● **The problem**
Return, without pictures, the lines from the start of the data through the one that contains "68.3, 68.1, 67.9];".

• • •

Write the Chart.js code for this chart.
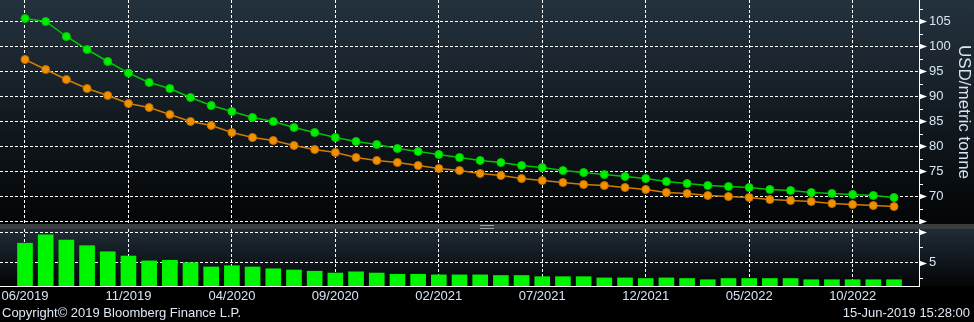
<!DOCTYPE html>
<html>
<head>
<meta charset="utf-8">
<script src="https://cdn.jsdelivr.net/npm/chart.js@4.4.0/dist/chart.umd.min.js"></script>
<style>
body { margin:0; background:#000; width:974px; height:322px; overflow:hidden; position:relative; font-family:"Liberation Sans", Arial, sans-serif; }
#top { position:absolute; left:0; top:0; }
#sep { position:absolute; left:0; top:224px; width:974px; height:5px; background:#3b3d3f; }
#grip { position:absolute; left:480px; top:225px; width:14px; height:4px; border-top:1px solid #a0a0a0; border-bottom:1px solid #a0a0a0; box-sizing:border-box; }
#bot { position:absolute; left:0; top:229px; }
.foot { position:absolute; top:305px; font-size:13px; color:#dde8f4; white-space:nowrap; }
</style>
</head>
<body>
<canvas id="top" width="974" height="224"></canvas>
<div id="sep"></div><div id="grip"></div>
<canvas id="bot" width="974" height="93"></canvas>
<div class="foot" style="left:2px">Copyright© 2019 Bloomberg Finance L.P.</div>
<div class="foot" style="right:4px">15-Jun-2019 15:28:00</div>
<script>
// monthly contracts, 06/2019 .. 12/2022
const months = ['06/2019','07/2019','08/2019','09/2019','10/2019','11/2019','12/2019',
  '01/2020','02/2020','03/2020','04/2020','05/2020','06/2020','07/2020','08/2020','09/2020','10/2020','11/2020','12/2020',
  '01/2021','02/2021','03/2021','04/2021','05/2021','06/2021','07/2021','08/2021','09/2021','10/2021','11/2021','12/2021',
  '01/2022','02/2022','03/2022','04/2022','05/2022','06/2022','07/2022','08/2022','09/2022','10/2022','11/2022','12/2022'];

// green curve
const curveNow = [105.5, 104.9, 101.9, 99.3, 96.9, 94.6, 92.7, 91.5, 89.7, 88.1, 86.9, 85.7, 84.9, 83.7, 82.7,
  81.7, 80.9, 80.3, 79.5, 78.9, 78.3, 77.7, 77.1, 76.7, 76.1, 75.7, 75.1, 74.7, 74.3, 73.9,
  73.5, 72.9, 72.5, 72.1, 71.9, 71.7, 71.3, 71.1, 70.7, 70.5, 70.3, 70.1, 69.7];

// orange curve
const curvePrev = [97.3, 95.3, 93.3, 91.5, 90.1, 88.5, 87.7, 86.3, 84.9, 84.1, 82.7, 81.7, 81.1, 80.1, 79.3,
  78.7, 77.7, 77.1, 76.7, 76.1, 75.5, 75.1, 74.5, 74.1, 73.5, 73.1, 72.7, 72.3, 72.1, 71.7,
  71.3, 70.7, 70.5, 70.1, 69.9, 69.7, 69.3, 69.1, 68.9, 68.5, 68.3, 68.1, 67.9];

// difference bars, lower panel
const spread = [8.2, 9.6, 8.7, 7.8, 6.8, 6.1, 5.3, 5.4, 5.0, 4.3, 4.5, 4.3, 4.0, 3.8, 3.6,
  3.3, 3.5, 3.3, 3.1, 3.1, 3.0, 3.0, 3.0, 2.9, 2.9, 2.7, 2.7, 2.7, 2.5, 2.5,
  2.4, 2.5, 2.4, 2.2, 2.4, 2.4, 2.4, 2.4, 2.2, 2.2, 2.2, 2.2, 2.2];

const xTickIdx = [0, 5, 10, 15, 20, 25, 30, 35, 40];
const priceTicks = [65, 70, 75, 80, 85, 90, 95, 100, 105];
const spreadTicks = [5, 10];
// edge ticks get the arrow but no number
const hiddenLabels = [65, 10];

const txt = '#d6e4f3';
const axisFont = { family: 'Liberation Sans', size: 13 };
const dash = [3, 2];
const xMin = -1.208, xMax = 43.208;

function pts(arr) { return arr.map((v, i) => ({ x: i, y: v })); }
function yLabel(v) { return hiddenLabels.includes(v) ? '' : v; }

// fixed sizes, no label padding eating into the plot
function fixSize(w, h) {
  return s => {
    if (w !== null) s.width = w;
    if (h !== null) s.height = h;
    s.paddingTop = 0; s.paddingBottom = 0; s.paddingLeft = 0; s.paddingRight = 0;
  };
}

// gradient panel + the little arrow/minor ticks on the right axis
const panelBg = {
  id: 'panelBg',
  beforeDraw(chart, args, opts) {
    const { ctx, chartArea } = chart;
    const g = ctx.createLinearGradient(0, chartArea.top, 0, chartArea.bottom);
    g.addColorStop(0, opts.top);
    g.addColorStop(1, opts.bottom);
    ctx.save();
    ctx.fillStyle = '#000';
    ctx.fillRect(0, 0, chart.width, chart.height);
    ctx.fillStyle = g;
    ctx.fillRect(0, chartArea.top, chart.width, chartArea.bottom - chartArea.top);
    ctx.restore();
  },
  afterDraw(chart, args, opts) {
    const y = chart.scales.y;
    const { ctx, chartArea } = chart;
    const x0 = chartArea.right;
    ctx.save();
    ctx.fillStyle = '#fff';
    ctx.strokeStyle = '#fff';
    ctx.lineWidth = 1;
    opts.ticks.forEach(v => {
      const py = Math.round(y.getPixelForValue(v)) + 0.5;
      ctx.beginPath();
      ctx.moveTo(x0, py - 3);
      ctx.lineTo(x0 + 8, py);
      ctx.lineTo(x0, py + 3);
      ctx.closePath();
      ctx.fill();
      [v - 2.5, v + 2.5].forEach(m => {
        const pm = Math.round(y.getPixelForValue(m)) + 0.5;
        if (pm < chartArea.top || pm > chartArea.bottom) return;
        ctx.beginPath();
        ctx.moveTo(x0, pm);
        ctx.lineTo(x0 + 4, pm);
        ctx.stroke();
      });
    });
    ctx.restore();
  }
};

const base = {
  responsive: false,
  animation: false,
  events: [],
  layout: { padding: 0, autoPadding: false }
};

new Chart(document.getElementById('top'), {
  type: 'line',
  data: {
    datasets: [{
      data: pts(curvePrev),
      borderColor: '#d27c00',
      borderWidth: 1.5,
      backgroundColor: '#f29100',
      pointBorderColor: '#c07000',
      pointBorderWidth: 1,
      pointRadius: 4
    }, {
      data: pts(curveNow),
      borderColor: '#00c400',
      borderWidth: 1.5,
      backgroundColor: '#00ee00',
      pointBorderColor: '#00c800',
      pointBorderWidth: 1,
      pointRadius: 4
    }]
  },
  options: Object.assign({}, base, {
    plugins: {
      legend: { display: false },
      tooltip: { enabled: false },
      panelBg: { top: '#24323e', bottom: '#030506', ticks: priceTicks }
    },
    scales: {
      x: {
        type: 'linear', min: xMin, max: xMax, offset: false,
        afterBuildTicks: s => { s.ticks = xTickIdx.map(v => ({ value: v })); },
        afterFit: fixSize(null, 0),
        ticks: { display: false },
        grid: { color: '#fff', lineWidth: 1, drawTicks: false, offset: false },
        border: { display: false, dash: dash }
      },
      y: {
        position: 'right', min: 64.4, max: 109.2,
        afterBuildTicks: s => { s.ticks = priceTicks.map(v => ({ value: v })); },
        afterFit: fixSize(55, null),
        ticks: { color: txt, font: axisFont, padding: 10, callback: yLabel },
        grid: { color: '#fff', lineWidth: 1, drawTicks: false },
        border: { display: true, color: '#fff', width: 1, dash: dash },
        title: { display: true, text: 'USD/metric tonne', color: txt, font: { family: 'Liberation Sans', size: 17 }, padding: 0 }
      }
    }
  }),
  plugins: [panelBg]
});

new Chart(document.getElementById('bot'), {
  type: 'bar',
  data: {
    datasets: [{
      data: pts(spread),
      backgroundColor: '#00f500',
      borderWidth: 0,
      barThickness: 15
    }]
  },
  options: Object.assign({}, base, {
    plugins: {
      legend: { display: false },
      tooltip: { enabled: false },
      panelBg: { top: '#202c37', bottom: '#030506', ticks: spreadTicks }
    },
    scales: {
      x: {
        type: 'linear', min: xMin, max: xMax, offset: false,
        afterBuildTicks: s => { s.ticks = xTickIdx.map(v => ({ value: v })); },
        afterFit: fixSize(null, 36),
        ticks: { color: txt, font: axisFont, padding: 3, maxRotation: 0, autoSkip: false, callback: v => months[v] },
        grid: { color: '#fff', lineWidth: 1, drawTicks: false, offset: false },
        border: { display: true, color: '#fff', width: 1, dash: dash }
      },
      y: {
        position: 'right', min: 1.17, max: 10.54,
        afterBuildTicks: s => { s.ticks = spreadTicks.map(v => ({ value: v })); },
        afterFit: fixSize(55, null),
        ticks: { color: txt, font: axisFont, padding: 10, callback: yLabel },
        grid: { color: '#fff', lineWidth: 1, drawTicks: false },
        border: { display: true, color: '#fff', width: 1, dash: dash }
      }
    }
  }),
  plugins: [panelBg]
});
</script>
</body>
</html>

• • •

● **Response to the exercise**
Write the Chart.js code for this chart.
<!DOCTYPE html>
<html>
<head>
<meta charset="utf-8">
<script src="https://cdn.jsdelivr.net/npm/chart.js@4.4.0/dist/chart.umd.min.js"></script>
<style>
body { margin:0; background:#000; width:974px; height:322px; overflow:hidden; position:relative; font-family:"Liberation Sans", Arial, sans-serif; }
#top { position:absolute; left:0; top:0; }
#sep { position:absolute; left:0; top:224px; width:974px; height:5px; background:#3b3d3f; }
#grip { position:absolute; left:480px; top:225px; width:14px; height:4px; border-top:1px solid #a0a0a0; border-bottom:1px solid #a0a0a0; box-sizing:border-box; }
#bot { position:absolute; left:0; top:229px; }
.foot { position:absolute; top:305px; font-size:13px; color:#dde8f4; white-space:nowrap; }
</style>
</head>
<body>
<canvas id="top" width="974" height="224"></canvas>
<div id="sep"></div><div id="grip"></div>
<canvas id="bot" width="974" height="93"></canvas>
<div class="foot" style="left:2px">Copyright© 2019 Bloomberg Finance L.P.</div>
<div class="foot" style="right:4px">15-Jun-2019 15:28:00</div>
<script>
// monthly contracts, 06/2019 .. 12/2022
const months = ['06/2019','07/2019','08/2019','09/2019','10/2019','11/2019','12/2019',
  '01/2020','02/2020','03/2020','04/2020','05/2020','06/2020','07/2020','08/2020','09/2020','10/2020','11/2020','12/2020',
  '01/2021','02/2021','03/2021','04/2021','05/2021','06/2021','07/2021','08/2021','09/2021','10/2021','11/2021','12/2021',
  '01/2022','02/2022','03/2022','04/2022','05/2022','06/2022','07/2022','08/2022','09/2022','10/2022','11/2022','12/2022'];

// green curve
const curveNow = [105.5, 104.9, 101.9, 99.3, 96.9, 94.6, 92.7, 91.5, 89.7, 88.1, 86.9, 85.7, 84.9, 83.7, 82.7,
  81.7, 80.9, 80.3, 79.5, 78.9, 78.3, 77.7, 77.1, 76.7, 76.1, 75.7, 75.1, 74.7, 74.3, 73.9,
  73.5, 72.9, 72.5, 72.1, 71.9, 71.7, 71.3, 71.1, 70.7, 70.5, 70.3, 70.1, 69.7];

// orange curve
const curvePrev = [97.3, 95.3, 93.3, 91.5, 90.1, 88.5, 87.7, 86.3, 84.9, 84.1, 82.7, 81.7, 81.1, 80.1, 79.3,
  78.7, 77.7, 77.1, 76.7, 76.1, 75.5, 75.1, 74.5, 74.1, 73.5, 73.1, 72.7, 72.3, 72.1, 71.7,
  71.3, 70.7, 70.5, 70.1, 69.9, 69.7, 69.3, 69.1, 68.9, 68.5, 68.3, 68.1, 67.9];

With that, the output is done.